Robot Mr. and Mrs. McKinley
Canton, Ohio
Despite its grand name, the McKinley Presidential Library and Museum devotes only one of its rooms to President McKinley, though it's a big one.
When you enter, you're greeted by motion-sensor-activated robots of the President and First Lady (Unless they're incapacitated by a software bug, as they were during our visit).
The museum calls this gallery "the largest collection of McKinley artifacts in the world," but for a President with such a large tomb -- it's next door to the museum -- it's surprising how little of his stuff survived: some clothes, a few chairs, a rug, a sofa, one of his White House office desks. Compare that meager list to the museum hoard of a modern President, such as Bill Clinton, whose sprawling Presidential library displays a line of his Commander in Chief saxophones.

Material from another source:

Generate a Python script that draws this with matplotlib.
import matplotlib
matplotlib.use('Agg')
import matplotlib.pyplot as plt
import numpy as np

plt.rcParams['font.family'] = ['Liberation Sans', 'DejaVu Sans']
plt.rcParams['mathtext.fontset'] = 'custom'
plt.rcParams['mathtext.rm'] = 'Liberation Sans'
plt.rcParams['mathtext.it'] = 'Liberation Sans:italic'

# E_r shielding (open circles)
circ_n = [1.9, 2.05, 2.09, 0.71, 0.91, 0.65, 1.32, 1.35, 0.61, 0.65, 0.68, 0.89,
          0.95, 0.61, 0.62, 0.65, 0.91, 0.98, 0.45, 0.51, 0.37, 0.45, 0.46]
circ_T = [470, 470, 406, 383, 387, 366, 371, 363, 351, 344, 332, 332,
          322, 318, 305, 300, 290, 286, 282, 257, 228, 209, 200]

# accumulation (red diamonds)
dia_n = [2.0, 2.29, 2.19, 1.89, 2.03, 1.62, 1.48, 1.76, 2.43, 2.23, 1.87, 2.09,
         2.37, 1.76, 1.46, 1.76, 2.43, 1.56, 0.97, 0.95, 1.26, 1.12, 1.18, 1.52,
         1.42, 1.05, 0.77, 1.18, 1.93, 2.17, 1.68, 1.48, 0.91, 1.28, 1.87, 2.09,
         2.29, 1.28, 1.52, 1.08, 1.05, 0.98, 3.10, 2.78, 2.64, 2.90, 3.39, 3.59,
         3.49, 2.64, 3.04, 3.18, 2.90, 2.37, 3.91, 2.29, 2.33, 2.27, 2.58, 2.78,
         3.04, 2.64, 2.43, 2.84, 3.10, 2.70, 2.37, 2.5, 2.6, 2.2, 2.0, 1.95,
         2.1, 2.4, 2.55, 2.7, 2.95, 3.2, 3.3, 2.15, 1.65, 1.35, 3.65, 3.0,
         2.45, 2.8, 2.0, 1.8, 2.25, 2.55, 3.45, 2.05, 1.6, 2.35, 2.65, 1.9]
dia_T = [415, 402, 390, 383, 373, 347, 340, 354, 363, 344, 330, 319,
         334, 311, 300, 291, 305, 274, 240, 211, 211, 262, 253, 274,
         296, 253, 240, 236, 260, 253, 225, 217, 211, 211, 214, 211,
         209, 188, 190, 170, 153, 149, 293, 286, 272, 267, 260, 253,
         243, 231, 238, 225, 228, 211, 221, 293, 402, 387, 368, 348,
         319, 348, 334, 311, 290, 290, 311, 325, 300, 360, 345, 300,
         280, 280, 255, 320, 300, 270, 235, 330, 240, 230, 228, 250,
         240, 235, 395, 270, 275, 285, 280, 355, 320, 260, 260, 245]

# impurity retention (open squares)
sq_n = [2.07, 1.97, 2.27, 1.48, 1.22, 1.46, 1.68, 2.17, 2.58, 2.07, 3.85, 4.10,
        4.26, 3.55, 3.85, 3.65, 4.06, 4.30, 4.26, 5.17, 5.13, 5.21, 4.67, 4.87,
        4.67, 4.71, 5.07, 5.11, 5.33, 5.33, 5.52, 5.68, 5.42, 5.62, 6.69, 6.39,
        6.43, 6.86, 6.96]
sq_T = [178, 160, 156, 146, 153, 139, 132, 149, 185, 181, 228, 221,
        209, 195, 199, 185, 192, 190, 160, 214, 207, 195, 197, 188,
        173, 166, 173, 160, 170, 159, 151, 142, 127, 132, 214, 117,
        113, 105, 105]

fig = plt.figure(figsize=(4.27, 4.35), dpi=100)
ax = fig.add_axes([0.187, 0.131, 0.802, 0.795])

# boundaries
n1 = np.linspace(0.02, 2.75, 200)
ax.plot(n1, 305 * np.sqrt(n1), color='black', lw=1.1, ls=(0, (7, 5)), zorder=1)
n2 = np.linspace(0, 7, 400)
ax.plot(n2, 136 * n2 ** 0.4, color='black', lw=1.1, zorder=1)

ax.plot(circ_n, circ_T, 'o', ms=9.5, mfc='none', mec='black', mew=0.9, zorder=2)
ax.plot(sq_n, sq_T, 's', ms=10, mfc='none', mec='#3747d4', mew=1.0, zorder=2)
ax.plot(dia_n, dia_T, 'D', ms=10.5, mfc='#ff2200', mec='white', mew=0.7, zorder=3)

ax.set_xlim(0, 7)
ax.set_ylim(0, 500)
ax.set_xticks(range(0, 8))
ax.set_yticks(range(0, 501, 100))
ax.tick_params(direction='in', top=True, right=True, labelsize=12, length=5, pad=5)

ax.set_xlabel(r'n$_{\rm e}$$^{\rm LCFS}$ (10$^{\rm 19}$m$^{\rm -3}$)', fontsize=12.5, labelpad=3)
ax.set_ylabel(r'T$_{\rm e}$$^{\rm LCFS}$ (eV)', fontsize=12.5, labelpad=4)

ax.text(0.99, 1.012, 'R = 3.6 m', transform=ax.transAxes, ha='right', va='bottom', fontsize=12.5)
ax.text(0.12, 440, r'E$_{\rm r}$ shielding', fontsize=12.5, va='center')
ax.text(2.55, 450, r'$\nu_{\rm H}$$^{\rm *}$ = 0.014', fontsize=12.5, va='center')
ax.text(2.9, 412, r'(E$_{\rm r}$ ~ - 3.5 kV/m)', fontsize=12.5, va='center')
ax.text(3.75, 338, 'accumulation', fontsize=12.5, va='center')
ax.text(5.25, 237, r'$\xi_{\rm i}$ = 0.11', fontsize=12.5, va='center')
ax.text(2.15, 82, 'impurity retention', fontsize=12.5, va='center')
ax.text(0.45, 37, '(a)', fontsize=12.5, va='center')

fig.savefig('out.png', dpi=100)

One of the McKinley artifacts that did survive is his well-worn secret step-up height booster, which he would stand on when he posed for photos behind his desk (Little Bill was only five-foot-seven).
McKinley died eight days after he'd been shot by a crazed anarchist. Items on display in the gallery include the nightshirt that he wore during those eight days ("Ripped down the back," according to a sign, "indicating that some kind of emergency medical procedure may have taken place") and an exact replica of the assassination pistol.
For a sliding fee, visitors to the museum can have breakfast, lunch, or dinner with President McKinley -- a re-enactor wearing a McKinley-style tuxedo, top hat, and lucky red carnation, the same carnation that McKinley gave to a little girl just a minute before he was shot!